Powerful thunderclaps from the Middle East, Ukraine and Sudan rumbled as a dire greeting to the opening UN General Assembly session in New York. Winds from ongoing but unresolved humanitarian crises the world over from Sudan to Syria and Somalia swirled. And a nervous atmosphere of widening conflicts, some still yet to happen, settled over assembled delegates.
In a gloomy but prescient opening address to the 79th annual Assembly, UN Secretary-General Antonio Guterres stated on Tuesday: “Our world is in a whirlwind… Wars rage with no clue how they will end. Nuclear posturing and new weapons cast a dark shadow.” He stresses, “We are heading towards the unimaginable, a powder keg that risks engulfing the world.”
If current world events were described in a political thriller, the plot would be considered too far-fetched. But we are now living it! Add this to the contentious backdrop of an American Presidential campaign where the opposition candidate has been threatened with arrest and has faced two assassination bids.
Usually opening UN sessions are a time of forced optimism and at least reserved hope. But these words from the UN chief are somber, sober and probably a little more realistic than we would wish to hear. Still the myriad of calamities from an expanded Gaza war, to exploding new fighting on the Lebanon/Israel frontier, to the grinding conflict in Ukraine set the stage.
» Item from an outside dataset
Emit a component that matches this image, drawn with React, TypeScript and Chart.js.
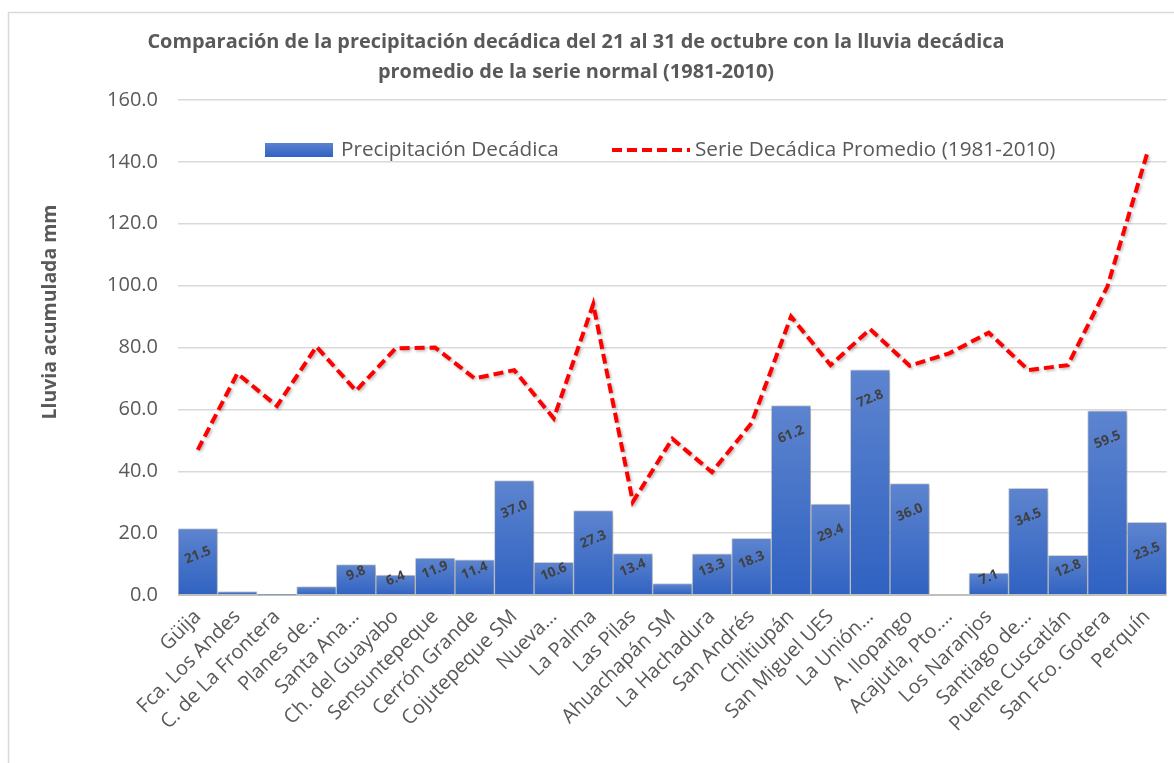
import React, { useEffect, useRef } from "react";
import { Chart, registerables } from "chart.js";

Chart.register(...registerables);

const categories = [
  "Güija", "Fca. Los Andes", "C. de La Frontera", "Planes de…", "Santa Ana…",
  "Ch. del Guayabo", "Sensuntepeque", "Cerrón Grande", "Cojutepeque SM", "Nueva…",
  "La Palma", "Las Pilas", "Ahuachapán SM", "La Hachadura", "San Andrés",
  "Chiltiupán", "San Miguel UES", "La Unión…", "A. Ilopango", "Acajutla, Pto.…",
  "Los Naranjos", "Santiago de…", "Puente Cuscatlán", "San Fco. Gotera", "Perquín",
];

const precipitacion = [
  21.5, 1.1, 0.2, 2.7, 9.8, 6.4, 11.9, 11.4, 37.0, 10.6, 27.3, 13.4, 3.7, 13.3, 18.3,
  61.2, 29.4, 72.8, 36.0, 0, 7.1, 34.5, 12.8, 59.5, 23.5,
];

const promedio = [
  46.9, 71.6, 61.1, 80.3, 66.0, 79.7, 80.0, 70.0, 72.7, 57.1, 94.0, 30.1, 50.5, 39.7, 55.5,
  90.0, 74.3, 85.9, 74.1, 78.1, 84.8, 72.7, 74.3, 99.7, 142.5,
];

const titleLines = [
  "Comparación de la precipitación decádica del 21 al 31 de octubre con la lluvia decádica",
  "promedio de la serie normal (1981-2010)",
];
const legendLabels = ["Precipitación Decádica", "Serie Decádica Promedio (1981-2010)"];
const yTitle = "Lluvia acumulada mm";

const FAMILY = "'Open Sans', sans-serif";
const GRAY = "#595959";

function fitSize(ctx: CanvasRenderingContext2D, text: string, weight: string, target: number) {
  ctx.font = `${weight} 100px ${FAMILY}`;
  const w = ctx.measureText(text).width;
  return (100 * target) / w;
}

const decorPlugin = {
  id: "decor",
  beforeDraw(chart: any) {
    const ctx = chart.ctx;
    ctx.save();
    ctx.fillStyle = "#ffffff";
    ctx.fillRect(0, 0, chart.width, chart.height);
    ctx.strokeStyle = "#d9d9d9";
    ctx.lineWidth = 1.5;
    ctx.strokeRect(8.5, 12.5, chart.width + 20, chart.height + 20);
    ctx.restore();
  },
  beforeDatasetDraw(chart: any, args: any) {
    const ctx = chart.ctx;
    ctx.save();
    if (args.index === 1) {
      ctx.shadowColor = "rgba(0,0,0,0.28)";
      ctx.shadowBlur = 3;
      ctx.shadowOffsetX = 1.5;
      ctx.shadowOffsetY = 1.5;
    } else {
      ctx.shadowColor = "rgba(0,0,0,0.25)";
      ctx.shadowBlur = 4;
      ctx.shadowOffsetX = 1.5;
      ctx.shadowOffsetY = 1.5;
    }
  },
  afterDatasetDraw(chart: any) {
    chart.ctx.restore();
  },
  afterDatasetsDraw(chart: any) {
    const ctx = chart.ctx;
    const meta = chart.getDatasetMeta(0);
    ctx.save();
    ctx.fillStyle = "#404040";
    ctx.font = `bold 13.5px ${FAMILY}`;
    ctx.textAlign = "center";
    ctx.textBaseline = "middle";
    meta.data.forEach((el: any, i: number) => {
      const v = precipitacion[i];
      if (v < 5) return;
      const h = el.base - el.y;
      const off = Math.min(29, Math.max(3, h / 2 - 6));
      ctx.save();
      ctx.translate(el.x, el.y + off);
      ctx.rotate((-22 * Math.PI) / 180);
      ctx.fillText(v.toFixed(1), 0, 0);
      ctx.restore();
    });
    ctx.restore();
  },
  afterDraw(chart: any) {
    const ctx = chart.ctx;
    ctx.save();
    ctx.fillStyle = GRAY;
    ctx.textAlign = "center";
    ctx.textBaseline = "alphabetic";
    const ts = fitSize(ctx, titleLines[0], "bold", 858);
    ctx.font = `bold ${ts}px ${FAMILY}`;
    ctx.fillText(titleLines[0], 576, 48);
    ctx.fillText(titleLines[1], 576, 78);

    const lg = ctx.createLinearGradient(0, 143, 0, 157);
    lg.addColorStop(0, "#5b82cf");
    lg.addColorStop(1, "#2f62c2");
    ctx.fillStyle = lg;
    ctx.fillRect(265, 143, 68, 14);
    const ls = fitSize(ctx, legendLabels[0], "normal", 218);
    ctx.font = `normal ${ls}px ${FAMILY}`;
    ctx.fillStyle = GRAY;
    ctx.textAlign = "left";
    ctx.textBaseline = "middle";
    ctx.fillText(legendLabels[0], 341, 150);
    ctx.strokeStyle = "#ff0000";
    ctx.lineWidth = 4;
    ctx.setLineDash([10, 5]);
    ctx.beginPath();
    ctx.moveTo(612, 150);
    ctx.lineTo(690, 150);
    ctx.stroke();
    ctx.setLineDash([]);
    ctx.fillText(legendLabels[1], 695, 150);

    const ys = fitSize(ctx, yTitle, "bold", 215);
    ctx.font = `bold ${ys}px ${FAMILY}`;
    ctx.translate(50, 312);
    ctx.rotate(-Math.PI / 2);
    ctx.textAlign = "center";
    ctx.textBaseline = "middle";
    ctx.fillStyle = GRAY;
    ctx.fillText(yTitle, 0, 0);
    ctx.restore();
  },
};

export default function App() {
  const ref = useRef<HTMLCanvasElement | null>(null);

  useEffect(() => {
    if (!ref.current) return;
    const barColor = (c: any) => {
      const ch = c.chart;
      const y = ch.scales && ch.scales.y;
      if (!y || c.type !== "data") return "#4472c4";
      const top = y.getPixelForValue(c.raw);
      const bot = y.getPixelForValue(0);
      if (!isFinite(top) || !isFinite(bot) || Math.abs(bot - top) < 1) return "#4472c4";
      const g = ch.ctx.createLinearGradient(0, top, 0, bot);
      g.addColorStop(0, "#5d84cf");
      g.addColorStop(0.5, "#4673c8");
      g.addColorStop(1, "#3062c2");
      return g;
    };

    const chart = new Chart(ref.current, {
      type: "bar",
      data: {
        labels: categories,
        datasets: [
          {
            type: "bar",
            label: legendLabels[0],
            data: precipitacion,
            backgroundColor: barColor,
            borderColor: "rgba(185,185,185,0.5)",
            borderWidth: 1,
            borderSkipped: "bottom",
            barPercentage: 1,
            categoryPercentage: 1,
            order: 1,
          },
          {
            type: "line",
            label: legendLabels[1],
            data: promedio,
            borderColor: "#ff0000",
            borderWidth: 4,
            borderDash: [10, 5],
            pointRadius: 0,
            tension: 0,
            fill: false,
            order: 0,
          },
        ],
      } as any,
      options: {
        animation: false,
        responsive: false,
        maintainAspectRatio: false,
        layout: { padding: { top: 100, right: 4, left: 0, bottom: 0 } },
        plugins: {
          legend: { display: false },
          title: { display: false },
          tooltip: { enabled: false },
        },
        scales: {
          x: {
            grid: { display: false, drawTicks: false },
            border: { display: false },
            ticks: {
              autoSkip: false,
              maxRotation: 45,
              minRotation: 45,
              padding: 10,
              color: GRAY,
              font: { family: FAMILY, size: 20 },
            },
            afterFit: (s: any) => {
              s.height = 168;
            },
          },
          y: {
            min: 0,
            max: 160,
            ticks: {
              stepSize: 20,
              padding: 20,
              color: GRAY,
              font: { family: FAMILY, size: 20 },
              callback: (v: any) => Number(v).toFixed(1),
            },
            grid: {
              drawTicks: false,
              color: (c: any) => (c.tick && c.tick.value === 0 ? "#bfbfbf" : "#d9d9d9"),
              lineWidth: (c: any) => (c.tick && c.tick.value === 0 ? 2 : 1.5),
            },
            border: { display: false },
            afterFit: (s: any) => {
              s.width = 178;
            },
          },
        },
      } as any,
      plugins: [decorPlugin],
    });
    return () => chart.destroy();
  }, []);

  return (
    <div style={{ position: "absolute", left: 0, top: 0, width: 1174, height: 763 }}>
      <canvas ref={ref} width={1174} height={763} style={{ width: 1174, height: 763 }} />
    </div>
  );
}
The General Debate of speakers hosted calls for peace but offered few solutions. US President Joe Biden, in a political swan-song address offered the usual platitudes about political inflection points and mixed with a loopy auto-biography of his career. There was painfully no mention of human rights in places like China or Iran. There was no talk of North Korea’s nuclear menace. Indeed, Mr Biden offered no concrete plans for the future or solutions, reflecting perhaps less his own vision than his administration’s maladroit foreign policy.
Ukraine’s President Volodymyr Zelensky addressed the Assembly but with a far more somber tone; warning of the focused Russian threat to nuclear energy facilities and to Ukraine’s power grid. He criticised both Brazil and China, advocating a one-sided ceasefire deal which would cede Ukrainian territory to Russia. Yet contrary to his video address to the UN two years ago which was often interrupted by applause and ended with a vigorous standing ovation, his speech received polite but not enthusiastic applause at the end. People, especially Ukrainians, are weary of this war.
Finland’s President Alexander Stubb stated, that the number of ongoing conflicts is the highest since the cold war; he added, “Human suffering has reached a point that should be unacceptable in this room.”
Italy’s Prime Minister Giorgia Meloni steered the discussions into uncomfortable waters; recalling her proposal of a “global war against human trafficking”. She stressed that defeating “the slave trade of the third millennium” is possible through joint initiatives between police forces, intelligence services and judicial authorities to “follow the money”.
But the escalating Lebanon crisis quickly seized centre stage as the Assembly progressed.
Lebanon is a multidimensional victim; but let’s recall that despite having a nominal independent government, between its historic Christian and Muslim communities, Lebanon’s sovereignty has long been hijacked by the de facto Hezbollah military occupation of the South of the country bordering Israel. Hezbollah serves as a lethal cat’s-paw of the Islamic Republic of Iran.
Lebanon’s quasi-democratic central government in Beirut is powerless to oust them lest even insult them. A small but ineffective UN peacekeeping mission (Unifil) is stationed in southern Lebanon along the Blue Line to presumably prevent conflict. But Hezbollah’s swaggering impunity has predictably, albeit foolishly, attacked Israel. Now they will reap the whirlwind.
Mr Guterres said, “Hell is breaking loose in Lebanon.” During an emergency Security Council session, the United States, Britain and France called for a 21-day ceasefire in Lebanon.
Currently far more that 60,000 Israeli civilians have fled from their homes in the North; and now hundreds of thousands of Lebanese are fleeing to North Lebanon. Israeli jets pounded Hezbollah military sites which are firing rockets into Israel.
Israel’s Ambassador Danny Danon said no other country would behave any differently as Israel, faced with attacks across its borders from north and south, “No nation would sit idly by as their citizens were attacked.”
There’s a confluence of global conflicts; some would call it a perfect storm.